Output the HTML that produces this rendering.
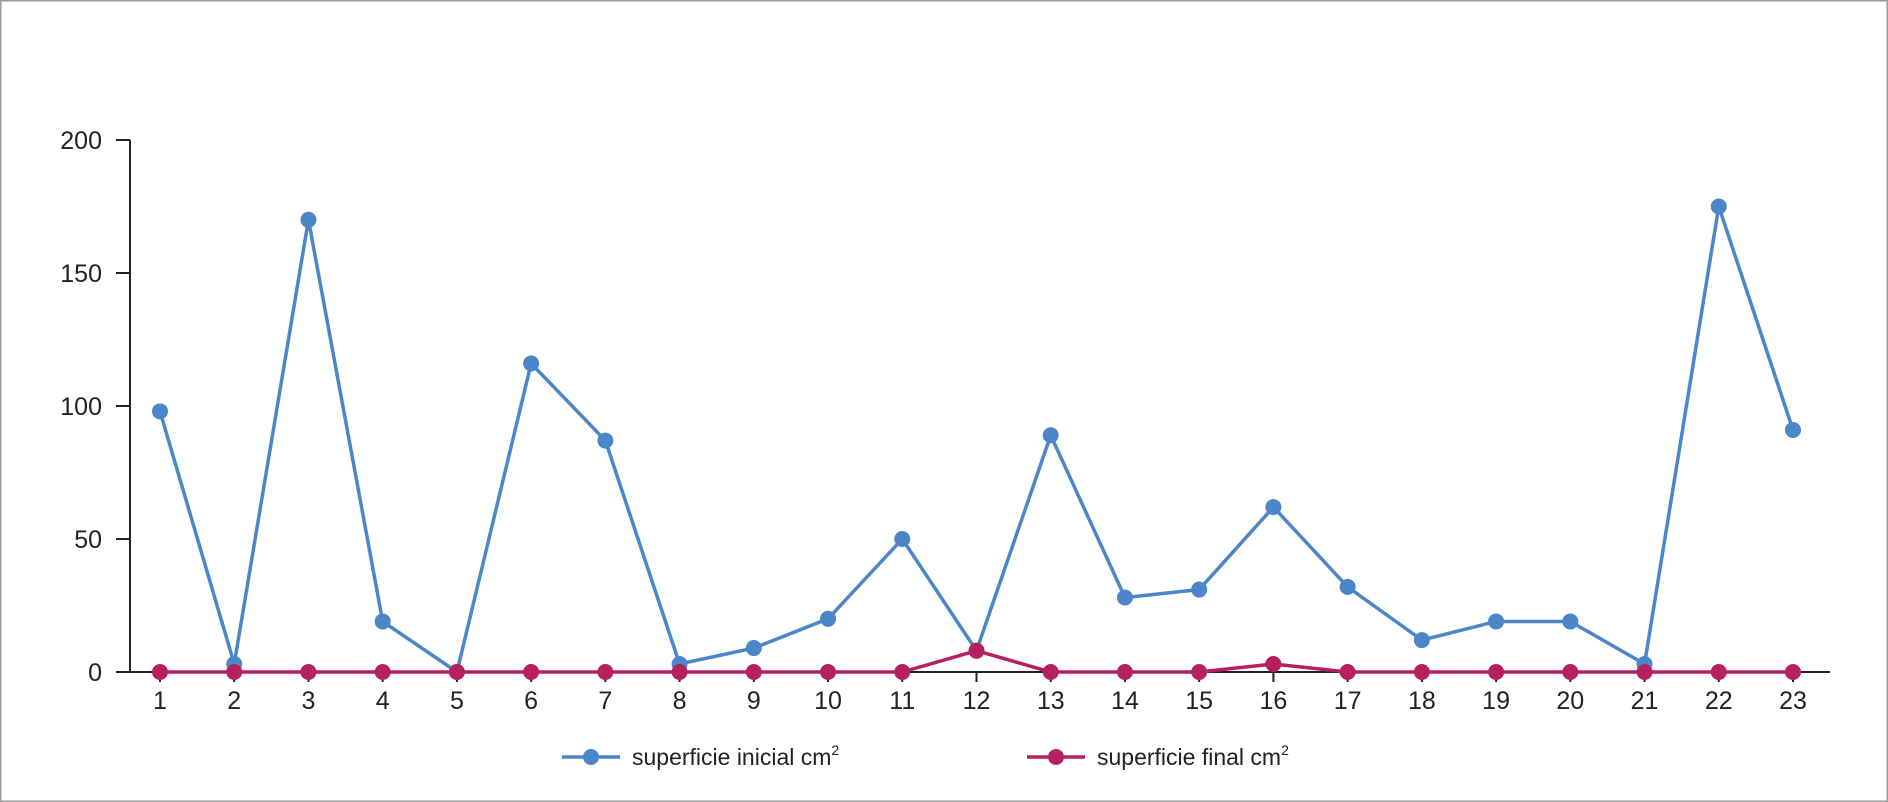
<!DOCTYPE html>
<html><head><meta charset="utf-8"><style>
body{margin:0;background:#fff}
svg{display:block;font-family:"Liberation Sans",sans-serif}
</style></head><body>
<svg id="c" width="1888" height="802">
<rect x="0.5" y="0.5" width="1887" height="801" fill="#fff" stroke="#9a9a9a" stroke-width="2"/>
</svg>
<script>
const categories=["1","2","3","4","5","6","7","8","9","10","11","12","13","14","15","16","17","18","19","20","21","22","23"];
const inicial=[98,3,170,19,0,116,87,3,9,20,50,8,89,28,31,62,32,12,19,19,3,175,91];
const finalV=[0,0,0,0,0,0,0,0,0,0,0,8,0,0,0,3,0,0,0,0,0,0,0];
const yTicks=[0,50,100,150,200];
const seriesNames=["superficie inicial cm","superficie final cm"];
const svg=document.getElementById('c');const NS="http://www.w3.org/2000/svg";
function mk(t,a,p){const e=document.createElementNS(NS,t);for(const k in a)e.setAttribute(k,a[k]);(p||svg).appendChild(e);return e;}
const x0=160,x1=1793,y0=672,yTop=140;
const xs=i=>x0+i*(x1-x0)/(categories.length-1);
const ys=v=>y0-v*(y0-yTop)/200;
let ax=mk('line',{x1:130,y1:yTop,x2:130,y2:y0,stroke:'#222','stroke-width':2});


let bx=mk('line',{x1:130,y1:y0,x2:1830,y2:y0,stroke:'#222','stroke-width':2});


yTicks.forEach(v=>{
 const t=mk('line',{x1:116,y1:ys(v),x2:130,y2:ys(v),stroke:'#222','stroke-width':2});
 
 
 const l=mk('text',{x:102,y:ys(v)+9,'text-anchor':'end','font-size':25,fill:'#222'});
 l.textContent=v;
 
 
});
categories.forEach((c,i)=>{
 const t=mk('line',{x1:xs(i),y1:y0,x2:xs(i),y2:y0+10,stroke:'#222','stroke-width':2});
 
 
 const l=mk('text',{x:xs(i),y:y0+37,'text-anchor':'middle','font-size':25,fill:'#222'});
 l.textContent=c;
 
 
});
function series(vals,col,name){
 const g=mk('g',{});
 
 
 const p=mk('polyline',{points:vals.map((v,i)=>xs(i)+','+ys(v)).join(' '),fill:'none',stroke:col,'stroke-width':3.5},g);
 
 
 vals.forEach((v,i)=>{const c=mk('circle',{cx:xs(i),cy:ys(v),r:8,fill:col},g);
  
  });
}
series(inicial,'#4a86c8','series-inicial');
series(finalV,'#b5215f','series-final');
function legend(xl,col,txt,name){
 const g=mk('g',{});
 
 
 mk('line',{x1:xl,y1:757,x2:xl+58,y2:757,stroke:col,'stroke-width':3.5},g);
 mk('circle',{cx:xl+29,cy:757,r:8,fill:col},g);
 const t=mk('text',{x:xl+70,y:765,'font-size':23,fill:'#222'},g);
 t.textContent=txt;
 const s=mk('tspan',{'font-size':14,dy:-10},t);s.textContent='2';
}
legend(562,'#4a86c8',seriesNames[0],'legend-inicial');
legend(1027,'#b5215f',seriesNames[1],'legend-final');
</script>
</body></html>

# # # # #

## THE PROBLEM
Return the listing above unchanged, apart from dropping its pictures.

## COMPLETED TASK
Output the HTML that produces this rendering.
<!DOCTYPE html>
<html><head><meta charset="utf-8"><style>
body{margin:0;background:#fff}
svg{display:block;font-family:"Liberation Sans",sans-serif}
</style></head><body>
<svg id="c" width="1888" height="802">
<rect x="0.5" y="0.5" width="1887" height="801" fill="#fff" stroke="#9a9a9a" stroke-width="2"/>
</svg>
<script>
const categories=["1","2","3","4","5","6","7","8","9","10","11","12","13","14","15","16","17","18","19","20","21","22","23"];
const inicial=[98,3,170,19,0,116,87,3,9,20,50,8,89,28,31,62,32,12,19,19,3,175,91];
const finalV=[0,0,0,0,0,0,0,0,0,0,0,8,0,0,0,3,0,0,0,0,0,0,0];
const yTicks=[0,50,100,150,200];
const seriesNames=["superficie inicial cm","superficie final cm"];
const svg=document.getElementById('c');const NS="http://www.w3.org/2000/svg";
function mk(t,a,p){const e=document.createElementNS(NS,t);for(const k in a)e.setAttribute(k,a[k]);(p||svg).appendChild(e);return e;}
const x0=160,x1=1793,y0=672,yTop=140;
const xs=i=>x0+i*(x1-x0)/(categories.length-1);
const ys=v=>y0-v*(y0-yTop)/200;
let ax=mk('line',{x1:130,y1:yTop,x2:130,y2:y0,stroke:'#222','stroke-width':2});


let bx=mk('line',{x1:130,y1:y0,x2:1830,y2:y0,stroke:'#222','stroke-width':2});


yTicks.forEach(v=>{
 const t=mk('line',{x1:116,y1:ys(v),x2:130,y2:ys(v),stroke:'#222','stroke-width':2});
 
 
 const l=mk('text',{x:102,y:ys(v)+9,'text-anchor':'end','font-size':25,fill:'#222'});
 l.textContent=v;
 
 
});
categories.forEach((c,i)=>{
 const t=mk('line',{x1:xs(i),y1:y0,x2:xs(i),y2:y0+10,stroke:'#222','stroke-width':2});
 
 
 const l=mk('text',{x:xs(i),y:y0+37,'text-anchor':'middle','font-size':25,fill:'#222'});
 l.textContent=c;
 
 
});
function series(vals,col,name){
 const g=mk('g',{});
 
 
 const p=mk('polyline',{points:vals.map((v,i)=>xs(i)+','+ys(v)).join(' '),fill:'none',stroke:col,'stroke-width':3.5},g);
 
 
 vals.forEach((v,i)=>{const c=mk('circle',{cx:xs(i),cy:ys(v),r:8,fill:col},g);
  
  });
}
series(inicial,'#4a86c8','series-inicial');
series(finalV,'#b5215f','series-final');
function legend(xl,col,txt,name){
 const g=mk('g',{});
 
 
 mk('line',{x1:xl,y1:757,x2:xl+58,y2:757,stroke:col,'stroke-width':3.5},g);
 mk('circle',{cx:xl+29,cy:757,r:8,fill:col},g);
 const t=mk('text',{x:xl+70,y:765,'font-size':23,fill:'#222'},g);
 t.textContent=txt;
 const s=mk('tspan',{'font-size':14,dy:-10},t);s.textContent='2';
}
legend(562,'#4a86c8',seriesNames[0],'legend-inicial');
legend(1027,'#b5215f',seriesNames[1],'legend-final');
</script>
</body></html>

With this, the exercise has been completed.